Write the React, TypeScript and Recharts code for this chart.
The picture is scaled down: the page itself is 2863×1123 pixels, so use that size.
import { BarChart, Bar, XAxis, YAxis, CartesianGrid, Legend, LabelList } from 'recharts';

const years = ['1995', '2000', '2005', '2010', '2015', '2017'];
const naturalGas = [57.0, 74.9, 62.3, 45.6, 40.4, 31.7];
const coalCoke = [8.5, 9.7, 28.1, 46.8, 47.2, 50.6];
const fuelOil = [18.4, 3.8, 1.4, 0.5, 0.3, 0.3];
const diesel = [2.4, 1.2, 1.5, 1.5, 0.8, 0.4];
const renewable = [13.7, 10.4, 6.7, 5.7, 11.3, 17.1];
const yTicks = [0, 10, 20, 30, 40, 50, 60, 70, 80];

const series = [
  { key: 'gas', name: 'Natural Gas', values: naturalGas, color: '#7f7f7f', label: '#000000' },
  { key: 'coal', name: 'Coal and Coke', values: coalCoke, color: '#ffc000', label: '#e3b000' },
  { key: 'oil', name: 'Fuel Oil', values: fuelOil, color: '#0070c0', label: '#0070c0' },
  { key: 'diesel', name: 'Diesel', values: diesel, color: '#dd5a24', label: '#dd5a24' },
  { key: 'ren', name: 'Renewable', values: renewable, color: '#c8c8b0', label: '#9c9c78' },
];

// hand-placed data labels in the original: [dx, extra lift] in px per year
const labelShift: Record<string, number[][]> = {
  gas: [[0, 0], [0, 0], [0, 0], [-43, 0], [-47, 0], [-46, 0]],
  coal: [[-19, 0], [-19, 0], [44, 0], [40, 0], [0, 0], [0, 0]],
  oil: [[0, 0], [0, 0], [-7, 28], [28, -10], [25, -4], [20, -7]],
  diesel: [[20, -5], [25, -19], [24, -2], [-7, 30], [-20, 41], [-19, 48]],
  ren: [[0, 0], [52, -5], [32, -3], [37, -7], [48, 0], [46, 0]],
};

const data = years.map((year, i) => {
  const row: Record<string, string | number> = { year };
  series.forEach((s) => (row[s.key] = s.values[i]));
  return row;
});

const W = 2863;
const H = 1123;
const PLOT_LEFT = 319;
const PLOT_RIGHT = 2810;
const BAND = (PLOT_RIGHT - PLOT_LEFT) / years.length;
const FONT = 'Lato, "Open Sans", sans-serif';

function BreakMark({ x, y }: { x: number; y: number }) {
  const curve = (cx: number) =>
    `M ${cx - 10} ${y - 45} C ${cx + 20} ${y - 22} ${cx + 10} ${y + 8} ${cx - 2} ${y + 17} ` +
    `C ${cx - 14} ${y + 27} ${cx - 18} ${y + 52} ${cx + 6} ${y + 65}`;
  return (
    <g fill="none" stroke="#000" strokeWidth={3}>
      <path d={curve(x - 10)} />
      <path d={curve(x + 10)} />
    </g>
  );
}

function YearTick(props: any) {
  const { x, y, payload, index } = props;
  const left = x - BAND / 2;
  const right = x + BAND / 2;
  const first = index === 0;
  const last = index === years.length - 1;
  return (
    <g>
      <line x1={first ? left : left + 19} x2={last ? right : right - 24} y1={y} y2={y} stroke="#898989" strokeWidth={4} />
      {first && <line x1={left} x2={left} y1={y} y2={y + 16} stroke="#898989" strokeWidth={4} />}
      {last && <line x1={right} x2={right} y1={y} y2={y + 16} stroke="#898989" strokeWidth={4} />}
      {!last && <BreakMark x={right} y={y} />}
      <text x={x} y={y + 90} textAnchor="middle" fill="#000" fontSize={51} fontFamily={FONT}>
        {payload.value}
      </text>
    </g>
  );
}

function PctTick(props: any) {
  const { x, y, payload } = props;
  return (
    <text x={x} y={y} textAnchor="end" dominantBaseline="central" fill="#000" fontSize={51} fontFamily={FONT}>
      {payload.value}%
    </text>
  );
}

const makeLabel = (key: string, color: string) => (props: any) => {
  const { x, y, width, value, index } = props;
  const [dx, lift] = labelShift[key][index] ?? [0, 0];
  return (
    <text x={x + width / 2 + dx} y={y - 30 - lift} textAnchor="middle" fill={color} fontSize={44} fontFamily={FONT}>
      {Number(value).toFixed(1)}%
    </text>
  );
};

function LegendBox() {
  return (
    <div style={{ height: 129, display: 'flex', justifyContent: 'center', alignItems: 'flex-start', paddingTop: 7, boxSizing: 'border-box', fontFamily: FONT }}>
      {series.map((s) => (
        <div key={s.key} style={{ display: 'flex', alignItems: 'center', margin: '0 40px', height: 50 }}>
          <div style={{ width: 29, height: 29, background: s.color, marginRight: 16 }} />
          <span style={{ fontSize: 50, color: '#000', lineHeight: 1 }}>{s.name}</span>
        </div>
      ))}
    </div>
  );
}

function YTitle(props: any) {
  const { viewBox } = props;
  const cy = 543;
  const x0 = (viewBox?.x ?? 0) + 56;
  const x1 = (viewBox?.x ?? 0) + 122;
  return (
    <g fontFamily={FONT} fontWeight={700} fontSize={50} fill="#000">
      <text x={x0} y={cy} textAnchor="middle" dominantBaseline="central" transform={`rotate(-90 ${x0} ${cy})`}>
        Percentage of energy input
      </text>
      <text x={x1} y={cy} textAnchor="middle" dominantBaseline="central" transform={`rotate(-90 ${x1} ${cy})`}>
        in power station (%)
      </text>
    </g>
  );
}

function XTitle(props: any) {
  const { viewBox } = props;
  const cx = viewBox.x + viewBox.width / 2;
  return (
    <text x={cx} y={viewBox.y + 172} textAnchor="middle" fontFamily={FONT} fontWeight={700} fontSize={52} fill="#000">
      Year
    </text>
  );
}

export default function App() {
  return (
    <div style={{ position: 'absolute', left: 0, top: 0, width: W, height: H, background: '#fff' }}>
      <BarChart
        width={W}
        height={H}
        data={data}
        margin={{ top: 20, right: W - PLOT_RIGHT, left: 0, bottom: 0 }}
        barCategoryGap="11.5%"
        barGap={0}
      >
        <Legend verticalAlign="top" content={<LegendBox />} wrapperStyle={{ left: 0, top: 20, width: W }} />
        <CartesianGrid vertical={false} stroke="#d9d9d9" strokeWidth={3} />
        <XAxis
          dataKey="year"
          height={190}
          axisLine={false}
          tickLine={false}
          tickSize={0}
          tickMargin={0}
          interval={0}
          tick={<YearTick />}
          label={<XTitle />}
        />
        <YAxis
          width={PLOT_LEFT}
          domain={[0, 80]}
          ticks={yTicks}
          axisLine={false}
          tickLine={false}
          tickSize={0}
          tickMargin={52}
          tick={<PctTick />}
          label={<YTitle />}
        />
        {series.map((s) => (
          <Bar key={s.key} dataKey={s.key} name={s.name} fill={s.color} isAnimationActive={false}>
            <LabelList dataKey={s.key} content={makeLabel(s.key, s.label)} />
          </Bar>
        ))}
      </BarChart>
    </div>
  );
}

++++++++

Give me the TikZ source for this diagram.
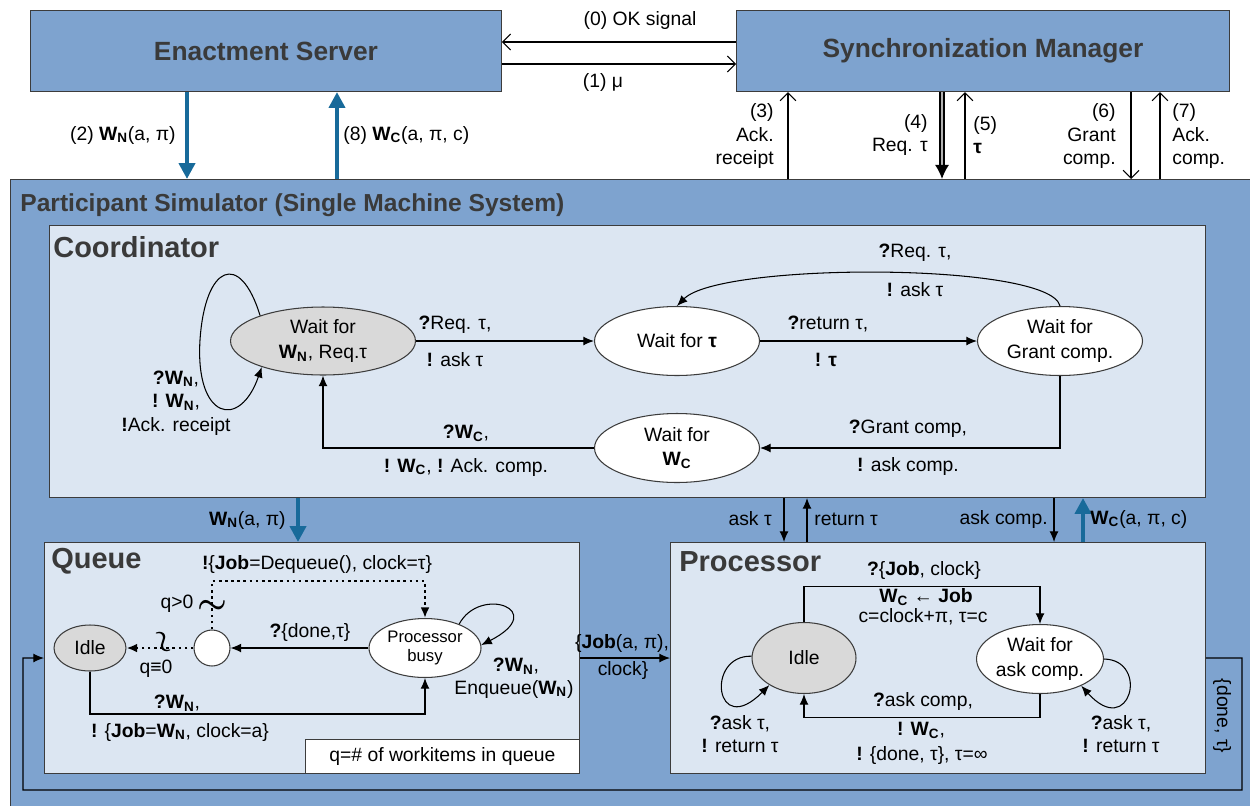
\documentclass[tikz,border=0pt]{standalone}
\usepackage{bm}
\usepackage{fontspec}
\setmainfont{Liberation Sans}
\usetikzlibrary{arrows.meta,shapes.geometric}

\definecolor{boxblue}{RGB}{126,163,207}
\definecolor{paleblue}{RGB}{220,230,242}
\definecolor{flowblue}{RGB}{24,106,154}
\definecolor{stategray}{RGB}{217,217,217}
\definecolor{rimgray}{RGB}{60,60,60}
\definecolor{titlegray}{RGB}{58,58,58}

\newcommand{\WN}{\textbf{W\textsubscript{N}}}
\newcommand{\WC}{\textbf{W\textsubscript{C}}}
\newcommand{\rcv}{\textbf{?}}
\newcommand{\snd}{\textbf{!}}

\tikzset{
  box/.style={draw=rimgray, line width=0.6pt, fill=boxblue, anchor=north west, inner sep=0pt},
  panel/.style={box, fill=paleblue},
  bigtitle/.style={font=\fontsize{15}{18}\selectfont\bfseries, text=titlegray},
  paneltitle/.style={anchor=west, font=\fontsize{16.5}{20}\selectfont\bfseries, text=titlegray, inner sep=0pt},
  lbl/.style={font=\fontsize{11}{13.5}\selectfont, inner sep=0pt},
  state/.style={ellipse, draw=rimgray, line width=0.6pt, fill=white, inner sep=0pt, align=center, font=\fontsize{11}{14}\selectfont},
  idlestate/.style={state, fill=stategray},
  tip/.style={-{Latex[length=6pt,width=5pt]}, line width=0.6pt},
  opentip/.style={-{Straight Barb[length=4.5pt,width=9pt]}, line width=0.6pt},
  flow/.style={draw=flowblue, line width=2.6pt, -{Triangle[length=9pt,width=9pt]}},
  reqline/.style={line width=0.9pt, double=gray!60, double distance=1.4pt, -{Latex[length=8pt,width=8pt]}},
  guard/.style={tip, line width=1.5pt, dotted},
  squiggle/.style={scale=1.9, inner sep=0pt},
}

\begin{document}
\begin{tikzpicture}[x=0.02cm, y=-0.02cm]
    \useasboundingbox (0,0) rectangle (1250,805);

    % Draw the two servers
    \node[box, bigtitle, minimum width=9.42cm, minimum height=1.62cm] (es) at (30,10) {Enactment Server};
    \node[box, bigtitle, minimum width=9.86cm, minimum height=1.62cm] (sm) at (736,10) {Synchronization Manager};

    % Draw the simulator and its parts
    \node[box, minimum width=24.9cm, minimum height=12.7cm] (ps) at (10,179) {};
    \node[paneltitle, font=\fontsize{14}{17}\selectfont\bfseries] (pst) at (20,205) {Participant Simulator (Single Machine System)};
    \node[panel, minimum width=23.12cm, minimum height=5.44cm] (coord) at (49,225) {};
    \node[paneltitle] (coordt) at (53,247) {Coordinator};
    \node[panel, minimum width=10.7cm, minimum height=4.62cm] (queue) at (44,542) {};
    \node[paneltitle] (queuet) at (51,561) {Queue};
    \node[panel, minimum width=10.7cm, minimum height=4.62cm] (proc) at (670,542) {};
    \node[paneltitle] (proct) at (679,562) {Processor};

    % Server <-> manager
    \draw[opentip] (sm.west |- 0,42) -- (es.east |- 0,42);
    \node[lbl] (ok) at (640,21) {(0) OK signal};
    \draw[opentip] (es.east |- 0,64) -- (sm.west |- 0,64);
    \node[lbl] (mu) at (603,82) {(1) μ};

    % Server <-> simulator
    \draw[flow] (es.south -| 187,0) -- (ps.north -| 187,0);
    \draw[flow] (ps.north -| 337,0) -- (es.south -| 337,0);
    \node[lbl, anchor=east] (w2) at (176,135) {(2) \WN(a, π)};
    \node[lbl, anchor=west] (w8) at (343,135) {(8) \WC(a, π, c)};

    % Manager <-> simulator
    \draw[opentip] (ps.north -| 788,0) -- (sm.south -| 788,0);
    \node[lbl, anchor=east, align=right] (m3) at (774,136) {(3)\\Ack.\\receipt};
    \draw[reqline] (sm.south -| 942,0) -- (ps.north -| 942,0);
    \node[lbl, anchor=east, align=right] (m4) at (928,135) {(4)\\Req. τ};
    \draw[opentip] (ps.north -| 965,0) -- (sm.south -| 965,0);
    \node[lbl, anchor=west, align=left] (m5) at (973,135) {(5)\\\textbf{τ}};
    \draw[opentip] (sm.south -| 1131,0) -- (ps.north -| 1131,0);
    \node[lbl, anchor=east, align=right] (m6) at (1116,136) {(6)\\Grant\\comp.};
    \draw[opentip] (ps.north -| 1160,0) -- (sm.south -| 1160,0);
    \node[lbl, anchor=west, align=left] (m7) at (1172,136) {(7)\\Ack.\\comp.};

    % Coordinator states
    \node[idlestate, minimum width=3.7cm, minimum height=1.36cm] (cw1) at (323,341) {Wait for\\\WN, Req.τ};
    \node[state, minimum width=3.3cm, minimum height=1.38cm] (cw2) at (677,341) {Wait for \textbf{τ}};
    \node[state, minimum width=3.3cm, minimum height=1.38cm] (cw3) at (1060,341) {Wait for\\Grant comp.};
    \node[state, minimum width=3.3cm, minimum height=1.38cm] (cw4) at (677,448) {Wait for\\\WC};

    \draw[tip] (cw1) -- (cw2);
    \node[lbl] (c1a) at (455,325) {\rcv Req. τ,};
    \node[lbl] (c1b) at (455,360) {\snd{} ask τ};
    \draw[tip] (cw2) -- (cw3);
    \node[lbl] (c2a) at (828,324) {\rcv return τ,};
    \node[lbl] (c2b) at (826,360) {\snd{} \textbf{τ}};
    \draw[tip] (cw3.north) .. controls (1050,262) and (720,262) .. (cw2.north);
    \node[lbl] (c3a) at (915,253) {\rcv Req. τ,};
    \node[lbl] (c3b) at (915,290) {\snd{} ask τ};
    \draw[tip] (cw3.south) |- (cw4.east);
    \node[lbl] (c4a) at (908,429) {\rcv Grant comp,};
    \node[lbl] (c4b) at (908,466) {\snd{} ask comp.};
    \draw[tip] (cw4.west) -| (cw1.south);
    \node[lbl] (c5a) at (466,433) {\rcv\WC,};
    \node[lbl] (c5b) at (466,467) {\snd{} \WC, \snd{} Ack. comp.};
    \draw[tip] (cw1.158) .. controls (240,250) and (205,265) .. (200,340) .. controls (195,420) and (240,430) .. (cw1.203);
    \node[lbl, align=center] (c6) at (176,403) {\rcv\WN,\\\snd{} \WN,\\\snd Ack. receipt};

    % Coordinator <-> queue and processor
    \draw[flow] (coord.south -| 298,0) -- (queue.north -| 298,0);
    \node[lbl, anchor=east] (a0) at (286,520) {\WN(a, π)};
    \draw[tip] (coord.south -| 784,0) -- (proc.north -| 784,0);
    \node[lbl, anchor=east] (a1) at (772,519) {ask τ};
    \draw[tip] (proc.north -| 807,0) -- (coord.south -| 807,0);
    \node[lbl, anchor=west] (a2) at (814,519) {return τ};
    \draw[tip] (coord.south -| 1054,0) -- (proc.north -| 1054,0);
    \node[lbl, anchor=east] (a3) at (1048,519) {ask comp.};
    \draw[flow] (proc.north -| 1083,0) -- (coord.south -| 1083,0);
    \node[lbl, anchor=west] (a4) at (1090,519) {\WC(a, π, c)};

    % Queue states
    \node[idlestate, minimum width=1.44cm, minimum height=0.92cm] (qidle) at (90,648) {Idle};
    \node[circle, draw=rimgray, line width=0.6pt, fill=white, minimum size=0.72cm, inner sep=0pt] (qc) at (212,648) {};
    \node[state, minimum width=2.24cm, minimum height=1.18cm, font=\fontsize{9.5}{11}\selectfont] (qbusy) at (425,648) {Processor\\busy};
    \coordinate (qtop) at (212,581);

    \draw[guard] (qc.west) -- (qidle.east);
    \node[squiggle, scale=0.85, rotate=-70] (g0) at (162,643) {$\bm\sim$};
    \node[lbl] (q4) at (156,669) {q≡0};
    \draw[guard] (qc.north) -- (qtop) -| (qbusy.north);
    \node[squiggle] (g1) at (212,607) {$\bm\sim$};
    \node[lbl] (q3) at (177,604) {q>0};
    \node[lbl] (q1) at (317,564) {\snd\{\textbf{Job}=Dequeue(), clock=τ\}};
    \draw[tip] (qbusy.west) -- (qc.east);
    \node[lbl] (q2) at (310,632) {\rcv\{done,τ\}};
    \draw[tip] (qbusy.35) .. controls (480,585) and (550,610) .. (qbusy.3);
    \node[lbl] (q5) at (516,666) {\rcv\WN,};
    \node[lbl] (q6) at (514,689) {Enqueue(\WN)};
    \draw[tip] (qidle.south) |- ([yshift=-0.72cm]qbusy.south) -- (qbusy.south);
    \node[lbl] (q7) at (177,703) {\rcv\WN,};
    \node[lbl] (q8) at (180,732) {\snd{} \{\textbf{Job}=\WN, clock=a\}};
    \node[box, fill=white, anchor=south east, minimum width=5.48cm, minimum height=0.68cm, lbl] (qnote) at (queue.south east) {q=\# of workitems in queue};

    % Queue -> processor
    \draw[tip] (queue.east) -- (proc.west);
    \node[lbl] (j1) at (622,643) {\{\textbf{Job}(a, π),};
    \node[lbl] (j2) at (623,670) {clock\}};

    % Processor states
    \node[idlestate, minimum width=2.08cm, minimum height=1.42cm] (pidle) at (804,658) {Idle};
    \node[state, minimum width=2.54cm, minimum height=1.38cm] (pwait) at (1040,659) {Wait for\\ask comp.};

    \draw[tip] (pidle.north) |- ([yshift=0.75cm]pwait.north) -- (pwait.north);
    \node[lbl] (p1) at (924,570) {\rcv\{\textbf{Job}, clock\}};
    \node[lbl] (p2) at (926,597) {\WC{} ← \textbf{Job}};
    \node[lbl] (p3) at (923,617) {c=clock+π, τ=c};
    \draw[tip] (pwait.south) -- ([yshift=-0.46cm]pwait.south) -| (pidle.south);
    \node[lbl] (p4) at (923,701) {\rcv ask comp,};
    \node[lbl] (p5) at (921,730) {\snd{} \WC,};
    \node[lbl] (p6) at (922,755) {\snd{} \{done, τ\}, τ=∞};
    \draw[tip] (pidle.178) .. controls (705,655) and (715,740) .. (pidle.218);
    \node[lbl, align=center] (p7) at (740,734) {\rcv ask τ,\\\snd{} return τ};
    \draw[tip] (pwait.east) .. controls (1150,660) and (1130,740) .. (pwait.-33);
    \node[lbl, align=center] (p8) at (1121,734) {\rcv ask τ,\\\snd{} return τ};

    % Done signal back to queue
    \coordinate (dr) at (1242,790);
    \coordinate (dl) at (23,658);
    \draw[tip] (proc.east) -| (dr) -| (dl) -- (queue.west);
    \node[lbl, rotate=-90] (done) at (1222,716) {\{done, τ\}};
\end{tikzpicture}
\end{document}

++++++++

__GOAL__. Repeat, exactly as they stand above, the lines from the line with "Write the React, TypeScript" to the line with "60, 70, 80];", both lines included.

__THE ANSWER__.
Write the React, TypeScript and Recharts code for this chart.
The picture is scaled down: the page itself is 2863×1123 pixels, so use that size.
import { BarChart, Bar, XAxis, YAxis, CartesianGrid, Legend, LabelList } from 'recharts';

const years = ['1995', '2000', '2005', '2010', '2015', '2017'];
const naturalGas = [57.0, 74.9, 62.3, 45.6, 40.4, 31.7];
const coalCoke = [8.5, 9.7, 28.1, 46.8, 47.2, 50.6];
const fuelOil = [18.4, 3.8, 1.4, 0.5, 0.3, 0.3];
const diesel = [2.4, 1.2, 1.5, 1.5, 0.8, 0.4];
const renewable = [13.7, 10.4, 6.7, 5.7, 11.3, 17.1];
const yTicks = [0, 10, 20, 30, 40, 50, 60, 70, 80];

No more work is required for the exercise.